Conversely, the Saturday Academy will use hard data to measure the effectiveness of its methods, Johnson said. Gathered internally and from Durham Public Schools, the data will let scholars to analyze and draw conclusions based on the students’ performance and improvement over time. “Our goal is to develop scalable models that you can expand and roll out in high schools and other kinds of institutions around the country,” Johnson said. “We want to follow these young men and see how well they do based on the kinds of interventions we are using in our program.”

Along the way, the Saturday Academy will take direction from the students themselves, Woods said. “The goal is to constantly, constantly keep improving with it, and to have the people in place to help us see where those blind-spots are, where those opportunities for improvement are. And those people aren’t just going to be scholars, those people are going to be students themselves.”

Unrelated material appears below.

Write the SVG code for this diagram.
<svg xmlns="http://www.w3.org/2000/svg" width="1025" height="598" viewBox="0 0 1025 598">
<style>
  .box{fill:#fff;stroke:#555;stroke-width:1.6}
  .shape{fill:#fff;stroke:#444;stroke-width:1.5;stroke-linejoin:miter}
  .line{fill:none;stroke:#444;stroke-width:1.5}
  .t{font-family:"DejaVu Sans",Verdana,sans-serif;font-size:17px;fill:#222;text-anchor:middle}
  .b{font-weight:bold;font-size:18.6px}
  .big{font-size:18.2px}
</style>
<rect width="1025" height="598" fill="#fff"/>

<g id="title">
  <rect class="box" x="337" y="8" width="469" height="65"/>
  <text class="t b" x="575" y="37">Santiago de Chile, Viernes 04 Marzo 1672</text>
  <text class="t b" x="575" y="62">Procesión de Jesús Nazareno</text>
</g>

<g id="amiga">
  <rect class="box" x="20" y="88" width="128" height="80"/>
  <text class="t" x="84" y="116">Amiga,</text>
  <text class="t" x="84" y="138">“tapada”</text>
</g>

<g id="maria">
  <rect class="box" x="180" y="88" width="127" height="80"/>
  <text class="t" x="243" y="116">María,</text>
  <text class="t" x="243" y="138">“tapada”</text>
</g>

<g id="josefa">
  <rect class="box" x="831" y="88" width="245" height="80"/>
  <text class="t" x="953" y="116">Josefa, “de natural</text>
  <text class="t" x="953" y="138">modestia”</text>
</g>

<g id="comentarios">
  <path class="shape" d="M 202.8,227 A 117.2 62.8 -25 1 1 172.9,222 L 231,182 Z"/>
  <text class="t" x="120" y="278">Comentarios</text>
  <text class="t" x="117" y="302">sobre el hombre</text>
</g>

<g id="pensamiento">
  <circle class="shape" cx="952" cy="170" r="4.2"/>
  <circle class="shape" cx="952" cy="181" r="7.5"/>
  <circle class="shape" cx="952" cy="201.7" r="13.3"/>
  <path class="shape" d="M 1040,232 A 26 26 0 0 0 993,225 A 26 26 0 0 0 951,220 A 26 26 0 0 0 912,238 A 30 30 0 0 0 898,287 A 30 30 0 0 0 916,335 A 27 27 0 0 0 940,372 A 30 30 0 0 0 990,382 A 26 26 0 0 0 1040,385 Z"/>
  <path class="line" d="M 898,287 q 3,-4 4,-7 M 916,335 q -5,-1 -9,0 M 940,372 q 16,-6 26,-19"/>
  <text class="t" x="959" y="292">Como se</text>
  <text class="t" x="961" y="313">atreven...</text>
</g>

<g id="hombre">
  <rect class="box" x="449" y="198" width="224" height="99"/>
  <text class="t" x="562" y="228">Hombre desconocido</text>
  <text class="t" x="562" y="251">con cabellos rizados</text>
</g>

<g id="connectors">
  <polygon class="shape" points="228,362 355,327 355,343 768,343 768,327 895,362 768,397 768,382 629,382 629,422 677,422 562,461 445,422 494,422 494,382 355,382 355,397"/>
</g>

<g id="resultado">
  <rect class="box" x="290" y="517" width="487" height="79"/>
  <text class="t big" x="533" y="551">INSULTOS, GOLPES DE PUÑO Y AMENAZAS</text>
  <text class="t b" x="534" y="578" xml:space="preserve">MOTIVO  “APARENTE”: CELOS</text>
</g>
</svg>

Empowering the students to adjust the program also teaches them independence and decision-making skills, Johnson said. “One of the big undergirding dimensions is that you want to give young men agency in controlling their own destinies. So you don’t walk in and tell them everything that they should be doing,” he said. “Rather, you want to engage them in the decision making process because when they get to college, you won’t be there to hold their hands.”

Halifax County may be next in line for a Saturday Academy, Johnson said. With funds from a $140,000 Golden LEAF Foundation grant and the cooperation of local community colleges, planning is already underway. Johnson said the Halifax County and Durham programs will collaborate and share innovations, discoveries and insights.